[EXERCISE GOAL]
Faithfully return all lines, omitting every embedded picture.

—————

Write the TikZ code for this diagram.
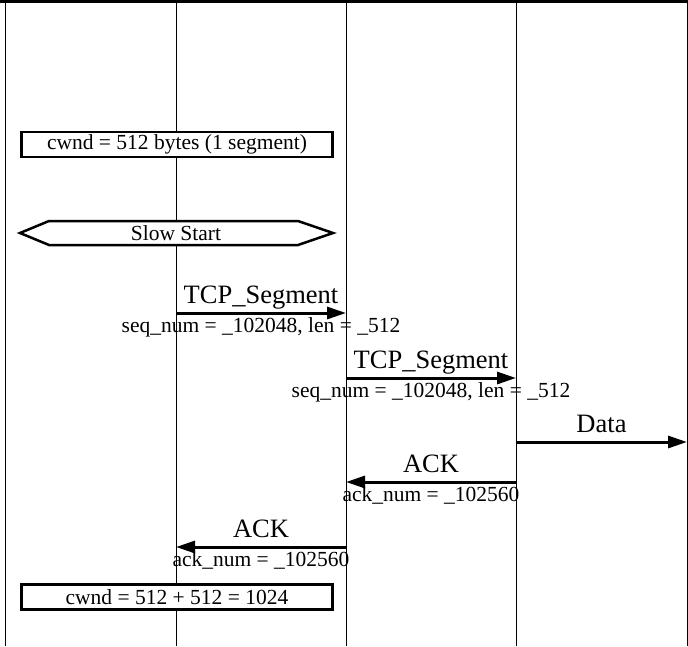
\documentclass[tikz,border=0pt]{standalone}
\usepackage{fontspec}
\setmainfont{Liberation Serif}
\usetikzlibrary{arrows.meta,positioning,calc}

\begin{document}
\begin{tikzpicture}[x=1pt, y=-1pt, >={Triangle[length=19pt,width=12pt]},
  lifeline/.style={line width=1pt},
  msg/.style={->, line width=3pt},
  msgtop/.style={midway, anchor=base, yshift=10pt, font=\fontsize{26.5}{30}\selectfont},
  msgbot/.style={midway, anchor=base, yshift=-19.5pt, font=\fontsize{21.5}{24}\selectfont},
  note/.style={draw, line width=2.5pt, fill=white, minimum width=311pt, minimum height=25pt, inner sep=0pt, font=\fontsize{21.5}{24}\selectfont}]
\useasboundingbox (0,0) rectangle (688,646);
\coordinate (topl) at (0,1.5);
\coordinate (topr) at (688,1.5);
\draw[line width=3pt] (topl) -- (topr);
\foreach \x/\n in {5/la,176/lb,346/lc,516/ld,687/le} {
  \coordinate (\n-top) at (\x,2);
  \coordinate (\n-bot) at (\x,646);
  \draw[lifeline] (\n-top) -- (\n-bot);
}
\node[note] (cw1) at (177,144.5) {cwnd = 512 bytes (1 segment)};
\draw[line width=2.5pt, fill=white] (20,233) -- (49,221) -- (298,221) -- (333,233) -- (298,245) -- (49,245) -- cycle;
\node[font=\fontsize{21.5}{24}\selectfont] (ss) at (176,233) {Slow Start};
\coordinate (m1s) at (176,313);
\coordinate (m1e) at (346,313);
\draw[msg] (m1s) -- node[msgtop] {TCP\_Segment} node[msgbot] {seq\_num = \_102048, len = \_512} (m1e);
\coordinate (m2s) at (346,378);
\coordinate (m2e) at (516,378);
\draw[msg] (m2s) -- node[msgtop] {TCP\_Segment} node[msgbot] {seq\_num = \_102048, len = \_512} (m2e);
\coordinate (m3s) at (516,442);
\coordinate (m3e) at (687,442);
\draw[msg] (m3s) -- node[msgtop] {Data} (m3e);
\coordinate (m4s) at (516,482);
\coordinate (m4e) at (346,482);
\draw[msg] (m4s) -- node[msgtop] {ACK} node[msgbot] {ack\_num = \_102560} (m4e);
\coordinate (m5s) at (346,547);
\coordinate (m5e) at (176,547);
\draw[msg] (m5s) -- node[msgtop] {ACK} node[msgbot] {ack\_num = \_102560} (m5e);
\node[note] (cw2) at (177,597) {cwnd = 512 + 512 = 1024};
\end{tikzpicture}
\end{document}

—————

[ANSWER TO THE PROBLEM]
Write the TikZ code for this diagram.
\documentclass[tikz,border=0pt]{standalone}
\usepackage{fontspec}
\setmainfont{Liberation Serif}
\usetikzlibrary{arrows.meta,positioning,calc}

\begin{document}
\begin{tikzpicture}[x=1pt, y=-1pt, >={Triangle[length=19pt,width=12pt]},
  lifeline/.style={line width=1pt},
  msg/.style={->, line width=3pt},
  msgtop/.style={midway, anchor=base, yshift=10pt, font=\fontsize{26.5}{30}\selectfont},
  msgbot/.style={midway, anchor=base, yshift=-19.5pt, font=\fontsize{21.5}{24}\selectfont},
  note/.style={draw, line width=2.5pt, fill=white, minimum width=311pt, minimum height=25pt, inner sep=0pt, font=\fontsize{21.5}{24}\selectfont}]
\useasboundingbox (0,0) rectangle (688,646);
\coordinate (topl) at (0,1.5);
\coordinate (topr) at (688,1.5);
\draw[line width=3pt] (topl) -- (topr);
\foreach \x/\n in {5/la,176/lb,346/lc,516/ld,687/le} {
  \coordinate (\n-top) at (\x,2);
  \coordinate (\n-bot) at (\x,646);
  \draw[lifeline] (\n-top) -- (\n-bot);
}
\node[note] (cw1) at (177,144.5) {cwnd = 512 bytes (1 segment)};
\draw[line width=2.5pt, fill=white] (20,233) -- (49,221) -- (298,221) -- (333,233) -- (298,245) -- (49,245) -- cycle;
\node[font=\fontsize{21.5}{24}\selectfont] (ss) at (176,233) {Slow Start};
\coordinate (m1s) at (176,313);
\coordinate (m1e) at (346,313);
\draw[msg] (m1s) -- node[msgtop] {TCP\_Segment} node[msgbot] {seq\_num = \_102048, len = \_512} (m1e);
\coordinate (m2s) at (346,378);
\coordinate (m2e) at (516,378);
\draw[msg] (m2s) -- node[msgtop] {TCP\_Segment} node[msgbot] {seq\_num = \_102048, len = \_512} (m2e);
\coordinate (m3s) at (516,442);
\coordinate (m3e) at (687,442);
\draw[msg] (m3s) -- node[msgtop] {Data} (m3e);
\coordinate (m4s) at (516,482);
\coordinate (m4e) at (346,482);
\draw[msg] (m4s) -- node[msgtop] {ACK} node[msgbot] {ack\_num = \_102560} (m4e);
\coordinate (m5s) at (346,547);
\coordinate (m5e) at (176,547);
\draw[msg] (m5s) -- node[msgtop] {ACK} node[msgbot] {ack\_num = \_102560} (m5e);
\node[note] (cw2) at (177,597) {cwnd = 512 + 512 = 1024};
\end{tikzpicture}
\end{document}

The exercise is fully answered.